Implementation Considerations

Data Preprocessing: A robust preprocessing pipeline is essential to align diverse motion capture data from sources like Truebones Zoo. This includes standardizing orientation, scale, root definition, joint naming, and connectivity, as well as ensuring natural rest poses and generating foot contact indicators.
Handling Varying Sizes: Padding is necessary to handle skeletons with different numbers of joints and motions with different durations. Padding masks should be used in the attention mechanisms to ignore padded tokens.
Computational Requirements: Training AnyTop on a dataset of diverse skeletons requires significant computational resources (e.g., 24 hours on an NVIDIA RTX A6000). Inference is faster (e.g., on an RTX 2080 Ti). The skeletal augmentation involving updating topological distances has $O(J^2)$ complexity, which can be a bottleneck for skeletons with many joints.
Hyperparameter Tuning: Parameters like the number of diffusion steps ( $T$ ), transformer layers ( $L$ ), latent dimension ( $F$ ), temporal window size ( $W$ ), and maximum topological distance ( $d_{max}$ ) need to be tuned based on dataset size and complexity.
Robustness to Data Noise: Despite preprocessing, data artifacts might remain.
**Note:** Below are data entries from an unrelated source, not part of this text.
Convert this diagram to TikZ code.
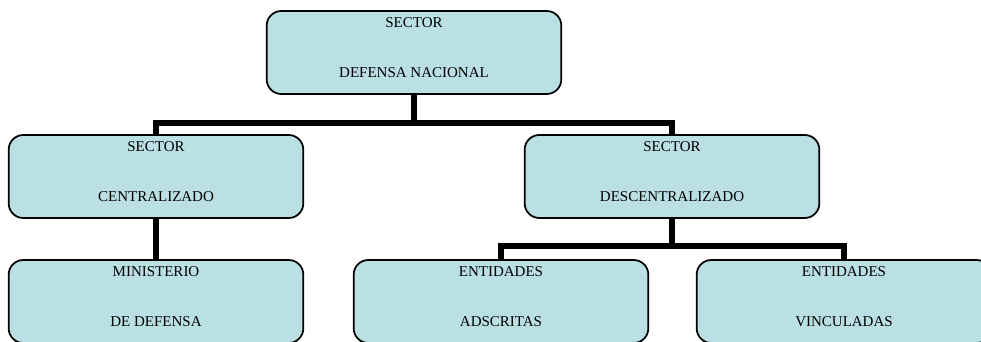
\documentclass[tikz,border=0pt]{standalone}
\usepackage{fontspec}
\setmainfont{Liberation Serif}
\usepackage{xcolor}
\usepackage{tikz}
\usetikzlibrary{positioning, backgrounds}
\definecolor{cajafondo}{RGB}{186,224,227}

\tikzset{
    unidad/.style={draw=black, line width=1.3pt, fill=cajafondo, rounded corners=11pt,
        minimum width=221pt, minimum height=62.25pt, inner sep=2pt, align=center,
        font=\fontsize{11.25}{37.5}\selectfont, text depth=8pt},
    enlace/.style={line width=3.8pt, line join=miter}
}

\begin{document}
\begin{tikzpicture}[x=0.75pt, y=-0.75pt]
        \clip (0,0) rectangle (981,342);
        \useasboundingbox (0,0) rectangle (981,342);
        \node[unidad] (sdn) at (414,52.5) {SECTOR\\DEFENSA NACIONAL};
        \node[unidad] (central) at (156,176.5) {SECTOR\\CENTRALIZADO};
        \node[unidad] (descentral) at (672,176.5) {SECTOR\\DESCENTRALIZADO};
        \node[unidad] (ministerio) at (156,301.5) {MINISTERIO\\DE DEFENSA};
        \node[unidad] (adscritas) at (501,301.5) {ENTIDADES\\ADSCRITAS};
        \node[unidad] (vinculadas) at (844,301.5) {ENTIDADES\\VINCULADAS};
        \coordinate (busA) at (414,123);
        \coordinate (busB) at (672,246);
        \begin{scope}[on background layer]
        \draw[enlace] (sdn.south)--(busA);
        \draw[enlace] (central.north) |- (busA) -| (descentral.north);
        \draw[enlace] (central.south)--(ministerio.north);
        \draw[enlace] (descentral.south)--(busB);
        \draw[enlace] (adscritas.north) |- (busB) -| (vinculadas.north);
        \end{scope}
    \end{tikzpicture}
\end{document}
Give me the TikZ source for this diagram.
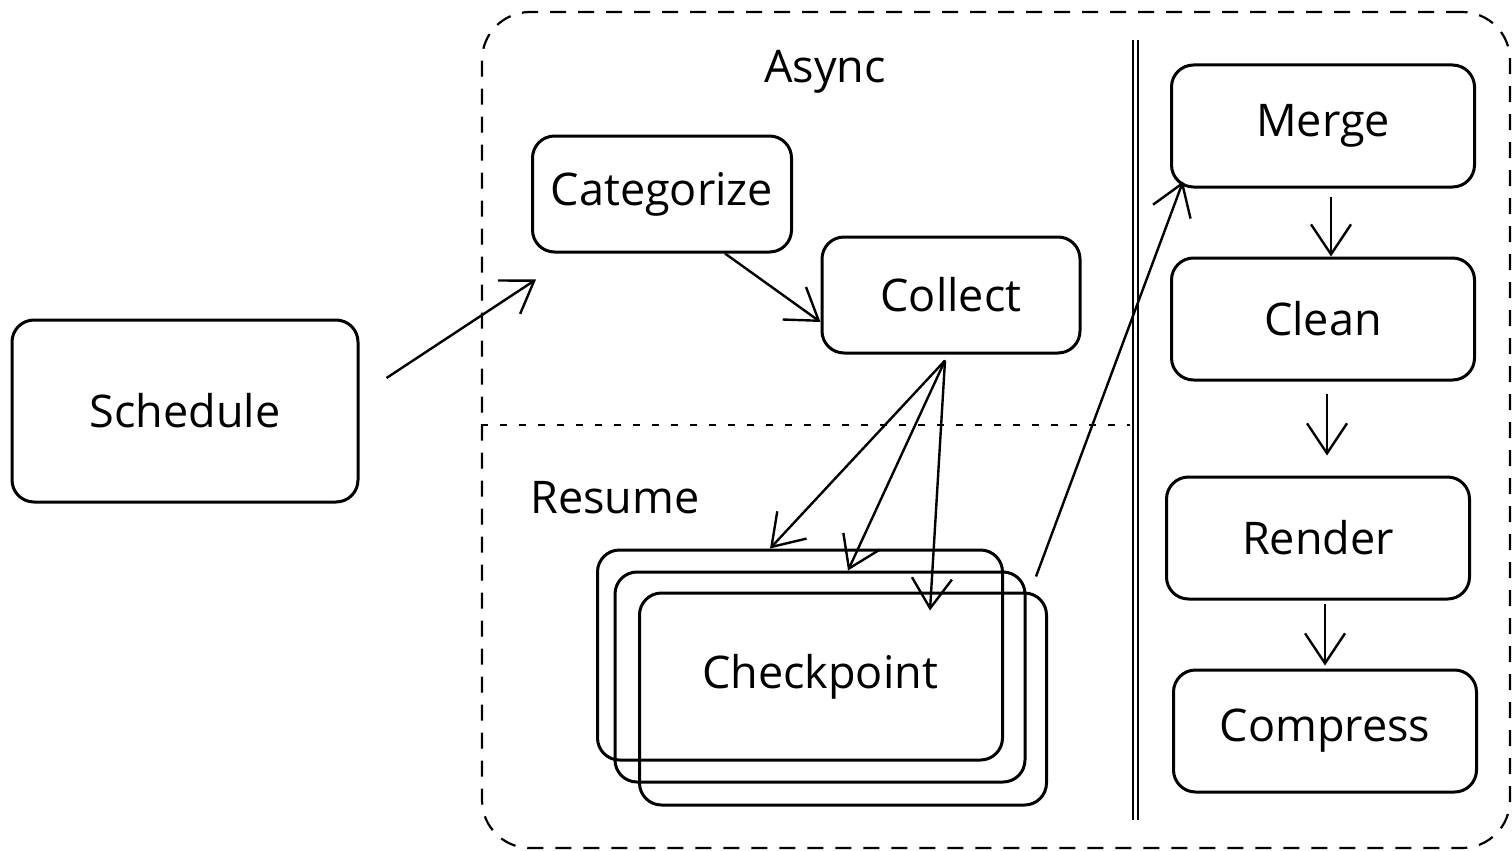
\documentclass[tikz,border=0pt]{standalone}
\usepackage{fontspec}
\setmainfont{Open Sans}
\usetikzlibrary{positioning,calc,arrows.meta}

\begin{document}
\begin{tikzpicture}[
    x=1pt, y=-1pt,
    line width=3pt,
    box/.style={rectangle, draw, rounded corners=22pt, minimum width=303pt, minimum height=122pt, inner sep=0pt, font=\fontsize{45}{54}\selectfont},
    grouptext/.style={inner sep=0pt, font=\fontsize{45}{54}\selectfont},
    regionbox/.style={draw, line width=2.2pt, dash pattern=on 16pt off 12pt, rounded corners=48pt},
    arrow/.style={line width=2.4pt, -{Straight Barb[length=30pt,width=40pt]}}
]
    \useasboundingbox (0,0) rectangle (1512,851);

    % dashed region with its split
    \node[regionbox, minimum width=1028pt, minimum height=836pt] (region) at (996,430) {};
    \coordinate (divtop) at (1135,40);
    \coordinate (divbot) at (1135,820);
    \coordinate (splitend) at (1130,425);
    \draw[double, double distance=3pt, line width=2pt] (divtop) -- (divbot);
    \draw[line width=2.5pt, dash pattern=on 7pt off 12pt] (region.west |- splitend) -- (splitend);

    \node[grouptext] (asynclabel) at (825,72) {Async};
    \node[grouptext] (resumelabel) at (615,498) {Resume};

    \node[box, minimum width=346pt, minimum height=182pt] (schedule) at (185,411) {Schedule};
    \node[box, minimum width=259pt, minimum height=116pt] (categorize) at (662,194) {Categorize};
    \node[box, minimum width=258pt, minimum height=116pt] (collect) at (951,295) {Collect};

    % stacked checkpoint
    \node[box, minimum width=405pt, minimum height=210pt] (ckptback) at (800,655) {};
    \node[box, minimum width=410pt, minimum height=210pt] (ckpt) at (820,677) {Checkpoint};
    \node[box, minimum width=407pt, minimum height=212pt] (ckptfront) at (843,699) {};

    \node[box] (merge) at (1323,126) {Merge};
    \node[box, below=68pt of merge] (clean) {Clean};
    \node[box, below=94pt of clean, xshift=-5pt] (render) {Render};
    \node[box, below=68pt of render, xshift=7pt] (compress) {Compress};

    \draw[arrow] ([shift={(27pt,33pt)}]schedule.east) -- ([shift={(5pt,-26pt)}]categorize.south west);
    \draw[arrow] ([xshift=63pt]categorize.south) -- ([yshift=-27pt]collect.west);

    \coordinate (fanout) at ([shift={(-6pt,-6pt)}]collect.south);
    \draw[arrow] (fanout) -- ([xshift=-30pt]ckptback.north);
    \draw[arrow] (fanout) -- ([xshift=28pt]ckpt.north);
    \draw[arrow] (fanout) -- ([shift={(87pt,-19pt)}]ckptfront.north);

    \draw[arrow] ([shift={(-12pt,15pt)}]ckptfront.north east) -- ([shift={(13pt,7pt)}]merge.south west);

    \draw[arrow, shorten <=8pt] ([xshift=8pt]merge.south) -- ([xshift=8pt]clean.north);
    \draw[arrow, shorten <=12pt, shorten >=20pt] ([xshift=4pt]clean.south) -- ([xshift=9pt]render.north);
    \draw[arrow, shorten <=3pt, shorten >=3pt] ([xshift=7pt]render.south) -- (compress.north);
\end{tikzpicture}
\end{document}
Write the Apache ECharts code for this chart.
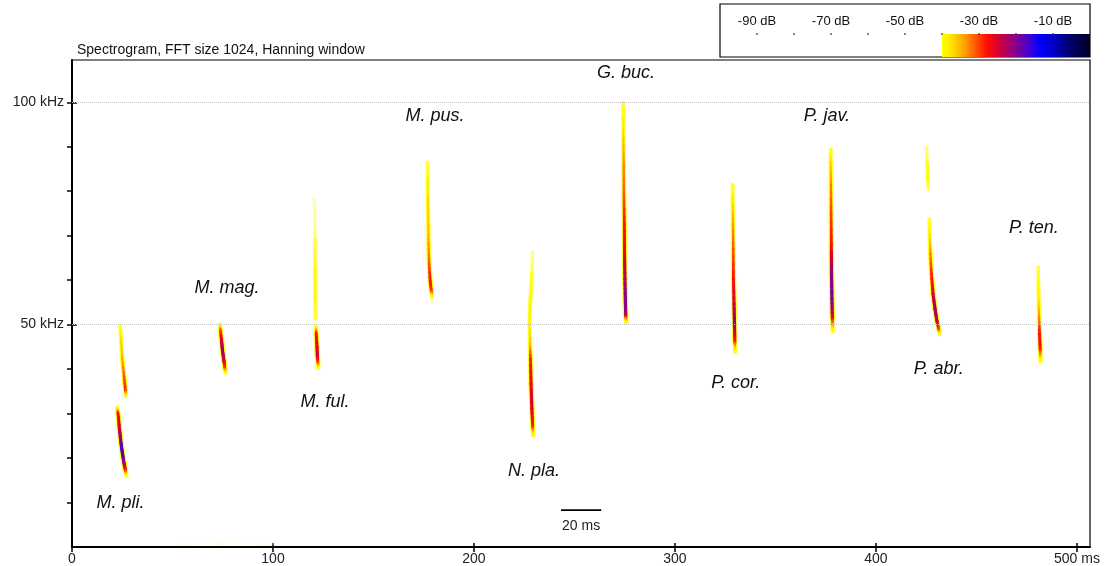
<!DOCTYPE html>
<html>
<head>
<meta charset="utf-8">
<script src="https://cdn.jsdelivr.net/npm/echarts@6/dist/echarts.min.js"></script>
<style>
html, body { margin: 0; padding: 0; background: #fff; }
#chart { width: 1111px; height: 566px; }
</style>
</head>
<body>
<div id="chart"></div>
<script>
// Echolocation call contours: [time (ms), frequency (kHz), level (dB)]
const mPliUpper = [[23.9,49.7,-42],[24.4,46.8,-37],[25.0,42.3,-35],[25.9,38.3,-31],[26.6,35.2,-29],[26.9,34.0,-41]];
const mPliLower = [[22.5,31.3,-41],[22.9,30.0,-28],[23.6,26.6,-25],[24.4,23.3,-19],[25.1,21.0,-16],[25.9,18.8,-22],[26.6,17.2,-28],[27.1,16.1,-41]];
const mMag = [[73.6,50.0,-41],[73.9,48.6,-30],[74.4,46.4,-26],[74.9,44.1,-21],[75.6,41.9,-24],[76.1,40.1,-30],[76.4,39.2,-41]];
const mFulUpper = [[120.6,78.2,-47],[120.9,69.2,-43],[120.9,62.5,-40],[121.0,55.8,-39],[121.2,51.3,-43]];
const mFulLower = [[121.4,49.5,-40],[121.5,47.9,-28],[121.9,45.0,-26],[122.1,42.8,-25],[122.4,41.2,-31],[122.5,40.3,-41]];
const mPus = [[176.9,86.5,-43],[177.0,82.7,-39],[177.1,78.2,-37],[177.3,72.6,-36],[177.4,68.1,-34],[177.7,63.6,-31],[178.2,59.8,-28],[178.8,57.6,-29],[179.1,56.2,-41]];
const nPla = [[229.1,66.3,-46],[228.8,61.4,-41],[228.1,55.8,-39],[227.6,50.2,-38],[227.9,45.7,-36],[228.1,42.3,-29],[228.4,36.7,-26],[228.8,31.1,-25],[229.2,27.1,-28],[229.5,25.1,-41]];
const gBuc = [[274.3,99.9,-42],[274.3,96.1,-39],[274.4,91.6,-36],[274.5,86.0,-33],[274.6,79.3,-31],[274.8,72.6,-28],[274.9,65.9,-26],[275.1,60.3,-23],[275.3,55.8,-20],[275.5,52.4,-21],[275.7,50.6,-40]];
const pCor = [[328.7,81.5,-42],[328.7,78.2,-38],[328.9,72.6,-34],[329.0,67.0,-31],[329.1,60.3,-28],[329.4,54.7,-25],[329.6,50.2,-21],[329.8,46.4,-27],[329.9,43.9,-41]];
const pJav = [[377.5,89.4,-42],[377.5,86.7,-37],[377.6,81.5,-33],[377.7,74.8,-30],[377.8,68.1,-28],[377.9,61.4,-21],[378.1,55.8,-19],[378.3,51.7,-25],[378.5,48.6,-41]];
const pAbrUpper = [[425.2,89.8,-45],[425.5,86.0,-41],[425.8,82.7,-40],[426.0,80.4,-44]];
const pAbrLower = [[426.5,73.7,-42],[426.7,70.3,-38],[427.1,65.9,-33],[427.6,61.4,-29],[428.4,56.9,-26],[429.4,53.5,-22],[430.3,50.9,-24],[431.3,48.8,-30],[431.6,47.9,-41]];
const pTen = [[480.7,63.0,-43],[480.8,59.1,-40],[481.0,54.7,-37],[481.2,51.3,-33],[481.4,47.9,-28],[481.7,44.6,-27],[481.9,41.7,-41]];
const lowNoise = [[52.7,0.7,-53],[75.0,0.8,-52],[100.0,0.7,-53],[102.5,0.7,-54]];

const traces = [mPliUpper, mPliLower, mMag, mFulUpper, mFulLower, mPus, nPla, gBuc, pCor, pJav, pAbrUpper, pAbrLower, pTen, lowNoise];

// Species names and where each name sits (time ms, frequency kHz)
const speciesNames = ['M. pli.', 'M. mag.', 'M. ful.', 'M. pus.', 'N. pla.', 'G. buc.', 'P. cor.', 'P. jav.', 'P. abr.', 'P. ten.'];
const speciesLabelAt = [[24.1,9.9],[77.1,58.3],[125.9,32.7],[180.6,97.0],[229.9,17.2],[275.6,106.6],[330.3,36.9],[375.6,97.0],[431.3,40.1],[478.6,71.7]];

// Axis ticks
const timeTicks = [0, 100, 200, 300, 400, 500];
const timeTickLabels = ['0', '100', '200', '300', '400', '500 ms'];
const freqMinorTicks = [10, 20, 30, 40, 50, 60, 70, 80, 90, 100];
const freqMajorTicks = [50, 100];
const freqTickLabels = ['50 kHz', '100 kHz'];
const gridLinesKHz = [50, 100];

// Level colour scale
const levelTicks = [-90, -70, -50, -30, -10];
const levelDots = [-90, -80, -70, -60, -50, -40, -30, -20, -10];
const levelStops = [
  [-47, '#ffffd8'], [-40, '#ffff00'], [-38, '#ffee00'], [-33.6, '#ff9900'], [-28, '#ff1000'],
  [-24.4, '#d0003a'], [-21.6, '#a00070'], [-18.8, '#7000a8'], [-16, '#3c00d8'],
  [-13.6, '#0000ff'], [-10, '#0000c8'], [-5.6, '#000070'], [0, '#000020']
];

// Time scale bar
const scaleBarMs = [243.3, 263.3];
const scaleBarKHz = 8.3;
const scaleBarText = '20 ms';
const scaleBarTextAt = [253.3, 4.6];

const FONT = "'Liberation Sans', Arial, sans-serif";

function hexToRgb(h) {
  return [parseInt(h.slice(1, 3), 16), parseInt(h.slice(3, 5), 16), parseInt(h.slice(5, 7), 16)];
}
const stopRgb = levelStops.map(s => [s[0], hexToRgb(s[1])]);

function levelColor(db) {
  if (db <= stopRgb[0][0]) return 'rgb(' + stopRgb[0][1].join(',') + ')';
  for (let i = 1; i < stopRgb.length; i++) {
    if (db <= stopRgb[i][0]) {
      const a = stopRgb[i - 1], b = stopRgb[i];
      const t = (db - a[0]) / (b[0] - a[0]);
      const c = a[1].map((v, k) => Math.round(v + (b[1][k] - v) * t));
      return 'rgb(' + c.join(',') + ')';
    }
  }
  return 'rgb(' + stopRgb[stopRgb.length - 1][1].join(',') + ')';
}
function coreWidth(db) {
  return Math.max(0.6, Math.min(3.2, 0.8 + (db + 45) * 0.12));
}
function haloAlpha(db) {
  return Math.max(0.06, Math.min(0.85, (db + 49) / 10));
}

// One segment per pair of neighbouring contour points
const segments = [];
traces.forEach(tr => {
  for (let i = 0; i < tr.length - 1; i++) {
    segments.push([tr[i][0], tr[i][1], tr[i + 1][0], tr[i + 1][1], tr[i][2], tr[i + 1][2]]);
  }
});

function renderHalo(params, api) {
  const a = api.coord([api.value(0), api.value(1)]);
  const b = api.coord([api.value(2), api.value(3)]);
  const db = (api.value(4) + api.value(5)) / 2;
  return {
    type: 'line',
    shape: { x1: a[0], y1: a[1], x2: b[0], y2: b[1] },
    style: { stroke: 'rgba(255,255,0,' + haloAlpha(db) + ')', lineWidth: coreWidth(db) + 2.4, lineCap: 'round' }
  };
}
function renderCore(params, api) {
  const a = api.coord([api.value(0), api.value(1)]);
  const b = api.coord([api.value(2), api.value(3)]);
  const d0 = api.value(4), d1 = api.value(5);
  const parts = 4, children = [];
  for (let k = 0; k < parts; k++) {
    const u0 = k / parts, u1 = (k + 1) / parts, um = (u0 + u1) / 2;
    const db = d0 + (d1 - d0) * um;
    children.push({
      type: 'line',
      shape: {
        x1: a[0] + (b[0] - a[0]) * u0, y1: a[1] + (b[1] - a[1]) * u0,
        x2: a[0] + (b[0] - a[0]) * u1, y2: a[1] + (b[1] - a[1]) * u1
      },
      style: { stroke: levelColor(db), lineWidth: coreWidth(db), lineCap: 'round', opacity: db < -48 ? 0.3 : 1 }
    });
  }
  return { type: 'group', children };
}

const chart = echarts.init(document.getElementById('chart'), null, { renderer: 'canvas' });

chart.setOption({
  animation: false,
  backgroundColor: '#fff',
  title: {
    text: 'Spectrogram, FFT size 1024, Hanning window',
    left: 77, top: 43, padding: 0,
    textStyle: { fontSize: 14, fontWeight: 'normal', color: '#111', fontFamily: FONT }
  },
  grid: [
    { left: 72, top: 60, width: 1018, height: 489, show: true, borderColor: '#000', borderWidth: 1.2, backgroundColor: 'transparent' },
    { left: 720, top: 4, width: 370, height: 53, show: true, borderColor: '#000', borderWidth: 1.2, backgroundColor: '#fff' }
  ],
  xAxis: [
    {
      gridIndex: 0, type: 'value', min: 0, max: 506.5, position: 'bottom',
      axisLine: { show: true, lineStyle: { color: '#000', width: 2 } },
      axisTick: { show: true, customValues: timeTicks, length: 5, lineStyle: { color: '#000', width: 1.5 } },
      axisLabel: {
        customValues: timeTicks, margin: 5, fontSize: 14, color: '#222', fontFamily: FONT,
        formatter: v => timeTickLabels[timeTicks.indexOf(v)]
      },
      splitLine: { show: false }
    },
    {
      gridIndex: 0, type: 'value', min: 0, max: 506.5, position: 'bottom',
      axisLine: { show: false },
      axisTick: { show: true, inside: true, customValues: timeTicks, length: 4, lineStyle: { color: '#000', width: 1.5 } },
      axisLabel: { show: false },
      splitLine: { show: false }
    },
    {
      gridIndex: 1, type: 'value', min: -100, max: 0, position: 'top',
      axisLine: { show: false },
      axisTick: { show: false },
      axisLabel: {
        inside: true, customValues: levelTicks, margin: 11, fontSize: 13, color: '#111', fontFamily: FONT,
        formatter: v => v + ' dB'
      },
      splitLine: { show: false }
    }
  ],
  yAxis: [
    {
      gridIndex: 0, type: 'value', min: 0, max: 109.5, position: 'left',
      axisLine: { show: true, lineStyle: { color: '#000', width: 2 } },
      axisTick: { show: true, customValues: freqMinorTicks, length: 5, lineStyle: { color: '#000', width: 1.5 } },
      axisLabel: {
        customValues: freqMajorTicks, margin: 8, fontSize: 14, color: '#222', fontFamily: FONT,
        formatter: v => freqTickLabels[freqMajorTicks.indexOf(v)]
      },
      splitLine: { show: false }
    },
    {
      gridIndex: 0, type: 'value', min: 0, max: 109.5, position: 'left',
      axisLine: { show: false },
      axisTick: { show: true, inside: true, customValues: freqMajorTicks, length: 5, lineStyle: { color: '#000', width: 1.5 } },
      axisLabel: { show: false },
      splitLine: { show: false }
    },
    { gridIndex: 1, type: 'value', min: 0, max: 1, show: false }
  ],
  series: [
    {
      // dotted reference lines
      type: 'line', xAxisIndex: 0, yAxisIndex: 0, data: [], silent: true,
      markLine: {
        silent: true, symbol: 'none', label: { show: false },
        lineStyle: { color: '#c4c4c4', type: 'dotted', width: 1 },
        data: gridLinesKHz.map(v => ({ yAxis: v }))
      }
    },
    {
      type: 'custom', xAxisIndex: 0, yAxisIndex: 0, silent: true,
      renderItem: renderHalo, data: segments, encode: { x: [0, 2], y: [1, 3] }
    },
    {
      type: 'custom', xAxisIndex: 0, yAxisIndex: 0, silent: true,
      renderItem: renderCore, data: segments, encode: { x: [0, 2], y: [1, 3] }
    },
    {
      // species names
      type: 'custom', xAxisIndex: 0, yAxisIndex: 0, silent: true,
      data: speciesLabelAt,
      renderItem: (params, api) => {
        const p = api.coord([api.value(0), api.value(1)]);
        return {
          type: 'text', x: p[0], y: p[1],
          style: {
            text: speciesNames[params.dataIndex], fill: '#111',
            font: 'italic 18px ' + FONT, align: 'center', verticalAlign: 'middle'
          }
        };
      }
    },
    {
      // time scale bar
      type: 'line', xAxisIndex: 0, yAxisIndex: 0, silent: true, symbol: 'none',
      data: scaleBarMs.map(t => [t, scaleBarKHz]),
      lineStyle: { color: '#000', width: 1.6 }
    },
    {
      type: 'custom', xAxisIndex: 0, yAxisIndex: 0, silent: true,
      data: [scaleBarTextAt],
      renderItem: (params, api) => {
        const p = api.coord([api.value(0), api.value(1)]);
        return {
          type: 'text', x: p[0], y: p[1],
          style: { text: scaleBarText, fill: '#222', font: '14px ' + FONT, align: 'center', verticalAlign: 'middle' }
        };
      }
    },
    {
      // colour scale bar
      type: 'custom', xAxisIndex: 2, yAxisIndex: 2, silent: true,
      data: [[-40, 0, 0, 0.434]],
      renderItem: (params, api) => {
        const p0 = api.coord([api.value(0), api.value(3)]);
        const p1 = api.coord([api.value(2), api.value(1)]);
        const lo = api.value(0), hi = api.value(2);
        const stops = levelStops.filter(s => s[0] >= lo).map(s => ({ offset: (s[0] - lo) / (hi - lo), color: s[1] }));
        return {
          type: 'rect',
          shape: { x: p0[0], y: p0[1], width: p1[0] - p0[0], height: p1[1] - p0[1] },
          style: { fill: new echarts.graphic.LinearGradient(0, 0, 1, 0, stops) }
        };
      }
    },
    {
      type: 'scatter', xAxisIndex: 2, yAxisIndex: 2, silent: true,
      data: levelDots.map(d => [d, 0.434]),
      symbolSize: 2, itemStyle: { color: '#333' }
    }
  ]
});
</script>
</body>
</html>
The diffusion model's inherent robustness to noise can help, but data quality is still a limitation.
Foot Contact: Post-processing with Inverse Kinematics (IK) is used to ensure accurate foot contact with the ground, which is crucial for motion quality, especially for ground-based characters.

In summary, AnyTop provides a practical framework for arbitrary character animation generation by adapting diffusion models and transformer architectures to handle the irregular and diverse nature of skeletal data. Its key innovations in skeletal representation and topological conditioning enable generalization across different topologies and empower downstream applications like correspondence, segmentation, and editing, making it a valuable tool for 3D content creation pipelines involving diverse characters.